Как видим, в основе социально-политической организации киевской волости лежала непосредственная демократия, при которой за народными массами оставалось решающее слово. Демос мог играть такую роль, опираясь не только па налаженный вечевой механизм, но и на сильную военную организацию.
В течение XII — начала XIII вв. полки воев, именуемые в летописи «киянами», играют ведущую роль во внешних войнах. Только в битве на Калке киевлян пало более 10 тыс.{137}.

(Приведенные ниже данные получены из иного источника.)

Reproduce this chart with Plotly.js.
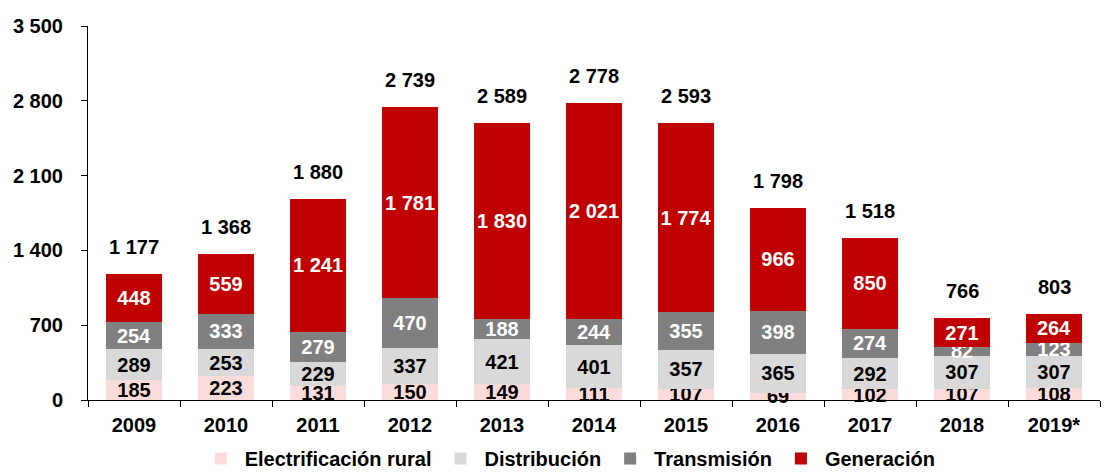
<!DOCTYPE html>
<html><head><meta charset="utf-8">
<script src="https://cdn.plot.ly/plotly-3.0.1.min.js"></script>
<style>html,body{margin:0;padding:0;background:#fff}</style>
</head><body>
<div id="chart" style="width:1104px;height:473px"></div>
<script>
const years = ['2009','2010','2011','2012','2013','2014','2015','2016','2017','2018','2019*'];
const rural = [185,223,131,150,149,111,107,69,102,107,108];
const distribucion = [289,253,229,337,421,401,357,365,292,307,307];
const transmision = [254,333,279,470,188,244,355,398,274,82,123];
const generacion = [448,559,1241,1781,1830,2021,1774,966,850,271,264];
const totals = [1177,1368,1880,2739,2589,2778,2593,1798,1518,766,803];

const F = 'Liberation Sans, Arial, sans-serif';
const FS = 20;
function fmt(v){return String(v).replace(/\B(?=(\d{3})+(?!\d))/g,' ');}
function mk(name, vals, color, txtColor){
  return {type:'bar', name:name, x:years, y:vals, marker:{color:color},
    text:vals.map(fmt), textposition:'inside', insidetextanchor:'middle', textangle:0,
    constraintext:'none', cliponaxis:false,
    textfont:{family:F, size:FS, color:txtColor, weight:'bold'},
    hoverinfo:'x+y'};
}
const data = [
  mk('Electrificación rural', rural, '#FCDCDA', '#000'),
  mk('Distribución', distribucion, '#D9D9D9', '#000'),
  mk('Transmisión', transmision, '#808080', '#fff'),
  mk('Generación', generacion, '#C00000', '#fff')
];
const annotations = years.map((y,i)=>({x:i, y:totals[i], xref:'x', yref:'y', text:fmt(totals[i]),
  showarrow:false, yanchor:'bottom', yshift:14, font:{family:F, size:FS, color:'#000', weight:'bold'}}));
const layout = {
  width:1104, height:473, barmode:'stack', bargap:0.4,
  margin:{l:88, r:4, t:26, b:73, autoexpand:false},
  separators:', ',
  paper_bgcolor:'#fff', plot_bgcolor:'#fff',
  font:{family:F, size:FS, color:'#000', weight:'bold'},
  xaxis:{type:'category', showline:true, linecolor:'#000', linewidth:1, ticks:'outside', tickson:'boundaries',
    ticklen:6, tickcolor:'#000', showgrid:false, tickangle:0, automargin:false, ticklabelstandoff:7,
    tickfont:{family:F, size:FS, weight:'bold'}},
  yaxis:{range:[0,3500], dtick:700, tick0:0, showline:true, linecolor:'#000', linewidth:1, ticks:'outside',
    ticklen:6, tickcolor:'#000', showgrid:false, zeroline:false, tickformat:',d', ticklabelstandoff:14, automargin:false,
    tickfont:{family:F, size:FS, weight:'bold'}},
  showlegend:true,
  legend:{orientation:'h', x:0.475, xanchor:'center', yref:'container', y:0.072, yanchor:'top', traceorder:'normal',
    font:{family:F, size:FS, weight:'bold'}, itemwidth:38},
  annotations:annotations
};
Plotly.newPlot('chart', data, layout, {displayModeBar:false, staticPlot:true});
</script>
</body></html>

Киевские вои определяют исход и межкняжеских столкновений. Возвращаясь к событиям 1146–1147 гг., вспомним, что Игорь был разбит Изяславом Мстиславичем именно по той причине, что киевское войско изменило ему, перейдя под «стяг» Изяслава{138}. Не менее красноречив и другой эпизод, произошедший с тем же Изяславом Мстиславичем, когда он уговаривал киевлян идти с ним на Юрия и Ольговичей: «Кыяном же не хотящим, глаголющим: „Мирися, княже. Мы не идем“. Он же рече, ако мир будеть, пойдете со мною, ать ми ся будет добро от силы мирити, и придоша кыяне»{139}. Это значит, что шансы заключить выгодно мир имел тот князь, за которым шла масса воев. В спешке покинув поле боя, «кыяне», «переяславцы» и «поршане» определили поражение Изяслава{140}.